PM’s advisers urge NHS over innovation

by | 9th Aug 2013 | News

The Prime Minister's Council for Science and Technology has urged the NHS to be open to earlier and fuller engagement with innovative business of all sizes.

The Prime Minister’s Council for Science and Technology has urged the NHS to be open to earlier and fuller engagement with innovative business of all sizes.

The Service has to become world-class at developing, testing and rapidly diffusing the best new technologies and practices, but its current structures and practices can get in the way of exploiting new opportunities, the Council warns.

Culture change needs to be led from the top, with strong leadership and accountability for innovation and business partnership at the most senior levels of the NHS, it says. The government also needs to identify and implement new ways to spread innovation more widely, through reward structures for both management and front-line staff, and consider incentives for NHS trusts to collaborate more widely.

Turning to research, the Council says that the NHS provides a unique opportunity for the development of public-private partnerships between the Service, research funders and industry that would put the UK in a world-leading competitive position to turn the results of research into new ways of preventing, diagnosing and treating disease.

To this end, it says, the NHS should work with research funders to create a pre-competitive partnership with business to help identify the best drug targets and pathways, using existing and emerging genomic data, and work to improve the speed of recruitment to clinical trials for stratified medicines.

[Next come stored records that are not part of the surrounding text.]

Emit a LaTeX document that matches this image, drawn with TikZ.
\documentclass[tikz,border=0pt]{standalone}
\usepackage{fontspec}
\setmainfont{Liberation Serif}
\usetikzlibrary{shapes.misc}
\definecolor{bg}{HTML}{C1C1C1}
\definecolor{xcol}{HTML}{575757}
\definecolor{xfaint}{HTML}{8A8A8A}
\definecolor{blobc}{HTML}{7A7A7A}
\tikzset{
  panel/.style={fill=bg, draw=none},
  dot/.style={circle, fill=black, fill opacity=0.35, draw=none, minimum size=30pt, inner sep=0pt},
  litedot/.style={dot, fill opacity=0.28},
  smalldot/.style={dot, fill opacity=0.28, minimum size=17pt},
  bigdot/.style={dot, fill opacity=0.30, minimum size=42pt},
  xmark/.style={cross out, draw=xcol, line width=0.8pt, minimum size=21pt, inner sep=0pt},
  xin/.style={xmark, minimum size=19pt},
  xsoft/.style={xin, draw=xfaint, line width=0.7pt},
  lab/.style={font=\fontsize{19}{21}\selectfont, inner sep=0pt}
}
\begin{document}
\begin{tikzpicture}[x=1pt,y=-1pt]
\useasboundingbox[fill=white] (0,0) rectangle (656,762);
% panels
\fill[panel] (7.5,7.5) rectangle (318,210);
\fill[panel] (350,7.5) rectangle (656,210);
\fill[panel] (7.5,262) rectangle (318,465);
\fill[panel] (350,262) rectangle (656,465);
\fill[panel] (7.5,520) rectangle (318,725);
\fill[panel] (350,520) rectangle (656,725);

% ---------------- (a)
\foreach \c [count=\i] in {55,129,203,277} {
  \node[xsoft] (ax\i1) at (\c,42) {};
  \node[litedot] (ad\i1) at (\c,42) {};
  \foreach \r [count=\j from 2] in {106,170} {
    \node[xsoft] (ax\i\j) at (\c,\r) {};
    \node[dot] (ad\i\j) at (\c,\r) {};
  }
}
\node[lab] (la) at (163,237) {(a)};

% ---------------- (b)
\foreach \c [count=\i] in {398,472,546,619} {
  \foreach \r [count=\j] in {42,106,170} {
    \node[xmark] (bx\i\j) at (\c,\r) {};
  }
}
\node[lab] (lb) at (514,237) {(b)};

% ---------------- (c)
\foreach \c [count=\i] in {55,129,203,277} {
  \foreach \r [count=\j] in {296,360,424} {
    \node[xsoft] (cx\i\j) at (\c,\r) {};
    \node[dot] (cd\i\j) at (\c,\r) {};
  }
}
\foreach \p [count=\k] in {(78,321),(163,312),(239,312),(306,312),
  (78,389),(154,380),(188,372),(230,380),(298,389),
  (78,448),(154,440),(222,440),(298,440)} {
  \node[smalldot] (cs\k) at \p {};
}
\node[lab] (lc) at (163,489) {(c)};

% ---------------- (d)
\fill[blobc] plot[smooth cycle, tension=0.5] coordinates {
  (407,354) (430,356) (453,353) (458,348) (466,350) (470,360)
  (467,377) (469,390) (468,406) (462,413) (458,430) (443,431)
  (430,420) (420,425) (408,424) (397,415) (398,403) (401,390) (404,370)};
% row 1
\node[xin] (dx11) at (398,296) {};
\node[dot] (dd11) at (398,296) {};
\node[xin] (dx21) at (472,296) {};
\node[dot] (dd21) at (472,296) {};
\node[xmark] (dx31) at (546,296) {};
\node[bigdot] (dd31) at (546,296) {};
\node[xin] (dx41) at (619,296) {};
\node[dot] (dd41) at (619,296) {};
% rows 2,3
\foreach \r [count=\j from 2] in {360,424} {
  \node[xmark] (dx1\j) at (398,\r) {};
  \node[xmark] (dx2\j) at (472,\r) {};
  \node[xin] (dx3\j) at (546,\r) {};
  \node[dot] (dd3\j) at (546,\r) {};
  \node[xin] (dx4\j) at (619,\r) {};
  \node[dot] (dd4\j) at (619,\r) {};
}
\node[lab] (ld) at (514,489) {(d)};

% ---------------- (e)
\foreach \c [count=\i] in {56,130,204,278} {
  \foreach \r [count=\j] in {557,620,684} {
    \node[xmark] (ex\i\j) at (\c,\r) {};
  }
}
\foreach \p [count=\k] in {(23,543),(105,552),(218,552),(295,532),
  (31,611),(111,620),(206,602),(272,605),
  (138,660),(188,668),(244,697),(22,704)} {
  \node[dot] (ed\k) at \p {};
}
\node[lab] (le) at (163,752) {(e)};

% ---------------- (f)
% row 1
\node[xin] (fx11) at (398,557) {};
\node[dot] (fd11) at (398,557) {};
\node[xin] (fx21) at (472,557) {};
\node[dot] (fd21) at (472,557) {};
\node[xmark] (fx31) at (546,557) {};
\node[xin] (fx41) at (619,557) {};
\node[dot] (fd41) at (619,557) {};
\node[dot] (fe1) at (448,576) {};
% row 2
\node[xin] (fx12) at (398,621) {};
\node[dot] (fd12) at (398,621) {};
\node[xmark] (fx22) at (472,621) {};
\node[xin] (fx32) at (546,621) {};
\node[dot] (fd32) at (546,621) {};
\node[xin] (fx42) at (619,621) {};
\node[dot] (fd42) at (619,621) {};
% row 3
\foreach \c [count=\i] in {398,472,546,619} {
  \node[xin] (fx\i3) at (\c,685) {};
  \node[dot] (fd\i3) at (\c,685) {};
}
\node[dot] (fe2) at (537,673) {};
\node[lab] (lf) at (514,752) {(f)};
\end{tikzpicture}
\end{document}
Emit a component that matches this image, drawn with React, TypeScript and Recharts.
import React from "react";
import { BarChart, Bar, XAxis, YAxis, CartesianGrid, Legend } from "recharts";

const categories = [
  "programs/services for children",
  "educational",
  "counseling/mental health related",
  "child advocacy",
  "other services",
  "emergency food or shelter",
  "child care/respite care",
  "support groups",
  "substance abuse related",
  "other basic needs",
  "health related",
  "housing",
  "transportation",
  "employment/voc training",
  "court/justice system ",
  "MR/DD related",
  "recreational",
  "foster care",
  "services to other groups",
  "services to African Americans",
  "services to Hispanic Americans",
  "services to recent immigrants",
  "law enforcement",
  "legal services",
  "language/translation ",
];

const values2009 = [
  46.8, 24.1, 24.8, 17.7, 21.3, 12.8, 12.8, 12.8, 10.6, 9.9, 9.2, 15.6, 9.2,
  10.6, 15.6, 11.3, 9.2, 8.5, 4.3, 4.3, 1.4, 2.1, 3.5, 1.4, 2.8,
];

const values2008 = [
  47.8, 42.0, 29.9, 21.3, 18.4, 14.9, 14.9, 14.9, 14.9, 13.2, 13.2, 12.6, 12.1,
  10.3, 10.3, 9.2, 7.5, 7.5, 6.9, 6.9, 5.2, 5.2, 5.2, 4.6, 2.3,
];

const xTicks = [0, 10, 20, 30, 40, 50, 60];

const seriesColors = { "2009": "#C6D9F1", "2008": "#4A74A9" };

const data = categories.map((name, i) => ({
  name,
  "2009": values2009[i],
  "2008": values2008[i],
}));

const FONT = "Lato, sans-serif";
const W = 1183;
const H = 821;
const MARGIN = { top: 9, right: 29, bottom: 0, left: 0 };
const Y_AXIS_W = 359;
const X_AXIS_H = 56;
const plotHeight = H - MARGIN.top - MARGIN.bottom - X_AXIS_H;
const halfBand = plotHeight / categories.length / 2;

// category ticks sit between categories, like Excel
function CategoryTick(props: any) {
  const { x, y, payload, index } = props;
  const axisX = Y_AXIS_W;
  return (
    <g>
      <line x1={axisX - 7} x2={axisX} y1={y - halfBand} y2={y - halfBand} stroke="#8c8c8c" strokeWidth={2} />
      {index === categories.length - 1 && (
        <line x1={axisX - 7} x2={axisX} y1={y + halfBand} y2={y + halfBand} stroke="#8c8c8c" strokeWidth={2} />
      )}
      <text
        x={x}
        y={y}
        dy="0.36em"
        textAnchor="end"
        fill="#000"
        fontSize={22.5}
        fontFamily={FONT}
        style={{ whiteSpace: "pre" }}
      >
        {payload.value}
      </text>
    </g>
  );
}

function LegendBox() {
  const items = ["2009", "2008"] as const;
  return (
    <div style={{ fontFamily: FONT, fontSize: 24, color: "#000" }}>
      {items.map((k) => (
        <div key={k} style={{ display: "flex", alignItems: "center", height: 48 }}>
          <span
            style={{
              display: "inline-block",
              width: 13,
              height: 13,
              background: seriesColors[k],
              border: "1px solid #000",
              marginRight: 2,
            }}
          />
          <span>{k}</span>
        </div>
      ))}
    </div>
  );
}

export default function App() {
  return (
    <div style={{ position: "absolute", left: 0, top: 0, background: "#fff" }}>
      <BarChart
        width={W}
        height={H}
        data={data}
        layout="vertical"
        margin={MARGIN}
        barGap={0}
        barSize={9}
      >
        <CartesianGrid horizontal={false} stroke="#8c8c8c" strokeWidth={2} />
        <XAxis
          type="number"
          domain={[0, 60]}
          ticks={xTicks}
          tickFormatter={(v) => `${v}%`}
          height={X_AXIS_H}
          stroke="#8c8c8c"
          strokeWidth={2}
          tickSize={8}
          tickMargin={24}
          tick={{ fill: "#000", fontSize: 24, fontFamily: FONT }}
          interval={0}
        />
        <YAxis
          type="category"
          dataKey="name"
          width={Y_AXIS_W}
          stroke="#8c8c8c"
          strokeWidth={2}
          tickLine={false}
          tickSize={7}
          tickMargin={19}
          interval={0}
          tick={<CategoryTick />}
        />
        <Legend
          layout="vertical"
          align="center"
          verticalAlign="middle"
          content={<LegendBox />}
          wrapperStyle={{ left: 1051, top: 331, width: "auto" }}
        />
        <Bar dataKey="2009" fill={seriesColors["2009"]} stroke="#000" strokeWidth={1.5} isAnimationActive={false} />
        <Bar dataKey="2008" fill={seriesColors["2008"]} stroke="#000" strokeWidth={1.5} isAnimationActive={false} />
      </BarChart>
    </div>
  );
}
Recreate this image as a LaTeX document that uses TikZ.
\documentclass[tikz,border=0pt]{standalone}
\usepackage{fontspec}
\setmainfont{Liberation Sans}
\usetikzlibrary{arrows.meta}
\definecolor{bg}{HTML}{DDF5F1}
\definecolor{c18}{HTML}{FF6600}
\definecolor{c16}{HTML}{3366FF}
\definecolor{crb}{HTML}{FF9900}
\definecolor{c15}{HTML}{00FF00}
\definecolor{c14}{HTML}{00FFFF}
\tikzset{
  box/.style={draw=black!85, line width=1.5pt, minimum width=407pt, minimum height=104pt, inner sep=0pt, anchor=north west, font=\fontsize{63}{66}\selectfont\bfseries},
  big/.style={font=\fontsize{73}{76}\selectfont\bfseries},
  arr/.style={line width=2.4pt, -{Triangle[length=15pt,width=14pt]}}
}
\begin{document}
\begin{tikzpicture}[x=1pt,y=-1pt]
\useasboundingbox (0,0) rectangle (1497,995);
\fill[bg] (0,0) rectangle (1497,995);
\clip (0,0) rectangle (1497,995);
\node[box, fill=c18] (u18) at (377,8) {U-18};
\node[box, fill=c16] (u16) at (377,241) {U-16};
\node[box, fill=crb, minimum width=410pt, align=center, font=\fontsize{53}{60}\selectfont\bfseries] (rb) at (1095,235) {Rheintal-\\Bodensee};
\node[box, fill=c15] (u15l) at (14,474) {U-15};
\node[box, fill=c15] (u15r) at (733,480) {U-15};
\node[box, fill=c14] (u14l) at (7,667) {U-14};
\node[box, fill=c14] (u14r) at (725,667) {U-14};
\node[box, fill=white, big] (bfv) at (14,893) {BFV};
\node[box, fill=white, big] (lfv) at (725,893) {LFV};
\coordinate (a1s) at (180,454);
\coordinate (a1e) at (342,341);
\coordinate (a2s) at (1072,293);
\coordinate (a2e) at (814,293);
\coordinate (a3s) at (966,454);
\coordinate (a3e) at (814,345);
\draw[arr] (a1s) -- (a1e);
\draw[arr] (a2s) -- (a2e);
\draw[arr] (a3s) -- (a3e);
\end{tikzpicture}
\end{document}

Both UK and European regulators should be engaged “immediately” to identify more appropriate and faster pathways for high-efficacy targeted therapies, the report recommends. ‘This may mean conditional approval for drugs in Phase III studies and also elimination of the requirement for extensive Phase III studies in drugs with outstanding efficacy that provide the results expected from stratification,” it suggests.

The NHS has to demonstrate much earlier and more complete uptake of cost-effective new products, it emphasises. For example, it should reconsider the value of high-efficacy stratified medicines, taking into account the wider benefits to patients and their families, benefits to society outside the NHS, and “the longer-term benefits associated with the structural changes in health provision brought by high-efficacy therapies.”

Finally, it says, the National Institute for Health and Care Excellence (NICE) should work with industry to define unmet health needs and design appropriate clinical studies that could provide innovative cost-effective solutions tailored to the system’s needs “and where adjudication of value could be achieved more rapidly after regulatory approval.”